To get started, you need to create an instance of EEGDashDataset. The two most important parameters are cache_dir and dataset.

cache_dir: This is the local directory where eegdash will store downloaded data.
dataset: The identifier of the dataset you want to work with (e.g., "ds002718").

Here’s a basic example of how to initialize the dataset:

from eegdash import EEGDashDataset

# Initialize the dataset for ds002718
dataset = EEGDashDataset(
    cache_dir="./eeg_data",
    dataset="ds002718",
)

print(f"Found {len(dataset)} recordings in the dataset.")

This will create a dataset object containing all recordings from ds002718. The data files will be downloaded to the ./eeg_data/ds002718/ directory when accessed.

Querying for Specific Data#

EEGDashDataset offers powerful filtering capabilities, allowing you to select a subset of recordings based on various criteria. You can filter by task, subject, session, or run.

Filtering by Task#

You can easily select recordings associated with a specific experimental task. For example, to get all resting-state recordings:

# Filter by a single task
resting_state_dataset = EEGDashDataset(
    cache_dir="./eeg_data",
    dataset="ds002718",
    task="RestingState"
)

print(f"Found {len(resting_state_dataset)} resting-state recordings.")

Filtering by Subject#

You can also filter the data to get recordings from one or more subjects.

# Filter by a single subject
subject_dataset = EEGDashDataset(
    cache_dir="./eeg_data",
    dataset="ds002718",
    subject="012"
)

print(f"Found {len(subject_dataset)} recordings for subject 012.")

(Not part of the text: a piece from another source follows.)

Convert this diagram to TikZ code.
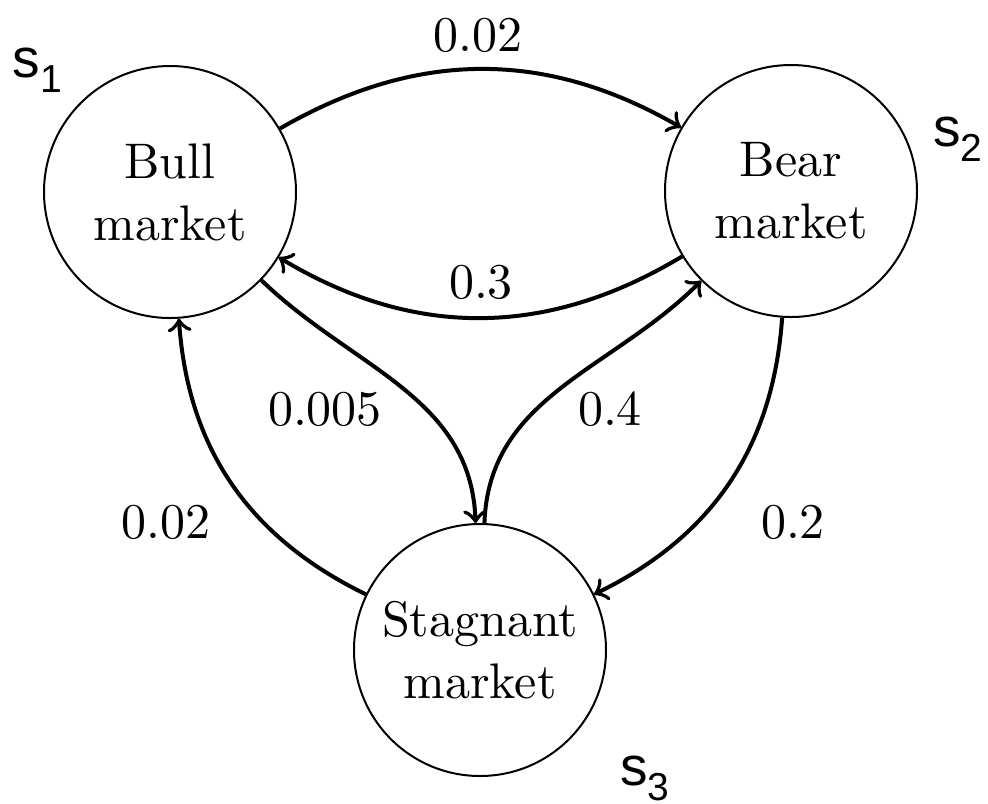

# Filter by a list of subjects
multi_subject_dataset = EEGDashDataset(
    cache_dir="./eeg_data",
    dataset="ds002718",
    subject=["012", "013", "014"]
)

print(f"Found {len(multi_subject_dataset)} recordings for subjects 012, 013, and 014.")

Combining Filters#

You can combine multiple filters to create more specific queries. For instance, to get the resting-state recordings for a specific set of subjects:

# Combine subject and task filters
combined_filter_dataset = EEGDashDataset(
    cache_dir="./eeg_data",
    dataset="ds002718",
    subject=["012", "013"],
    task="RestingState"
)

print(f"Found {len(combined_filter_dataset)} recordings matching the criteria.")

Advanced Querying with MongoDB Syntax#

For more complex queries, you can pass a MongoDB-style query dictionary directly using the query parameter. This allows for advanced filtering, such as using operators like $in.

# Use a MongoDB-style query
query = {
    "dataset": "ds002718",
    "subject": {"$in": ["012", "013"]},
    "task": "RestingState"
}
advanced_dataset = EEGDashDataset(cache_dir="./eeg_data", query=query)

print(f"Found {len(advanced_dataset)} recordings using an advanced query.")

Working with Local Data (Offline Mode)#

eegdash also supports working with local data that you have already downloaded or manage separately. By setting download=False, you can instruct EEGDashDataset to use local BIDS-compliant data instead of accessing the database or remote storage.

To use this feature, your data must be organized in a BIDS-like structure within your cache_dir. For example, if your cache_dir is ./eeg_data and your dataset is ds002718, the files should be located at ./eeg_data/ds002718/.

Here is how to use EEGDashDataset in offline mode:

# Initialize in offline mode
local_dataset = EEGDashDataset(
    cache_dir="./eeg_data",
    dataset="ds002718",
    download=False
)

print(f"Found {len(local_dataset)} local recordings.")

When download=False, eegdash will scan the specified directory for EEG files and construct the dataset from the local file system. This is useful for environments without internet access or when you want to work with your own curated datasets.

Accessing Data from the Dataset#

Once you have your EEGDashDataset object, you can access individual recordings as if it were a list. Each item in the dataset is an EEGDashBaseDataset object, which contains the metadata and methods to load the actual EEG data.

if len(dataset) > 0:
    # Get the first recording
    recording = dataset[0]

    # Load the EEG data as a raw MNE object
    raw = recording.load()

    print(f"Loaded recording for subject: {recording.description['subject']}")
    print(f"Sampling frequency: {raw.info['sfreq']} Hz")
    print(f"Number of channels: {len(raw.ch_names)}")

This provides a powerful and flexible way to integrate eegdash into your data analysis pipelines, whether you are working with remote or local data.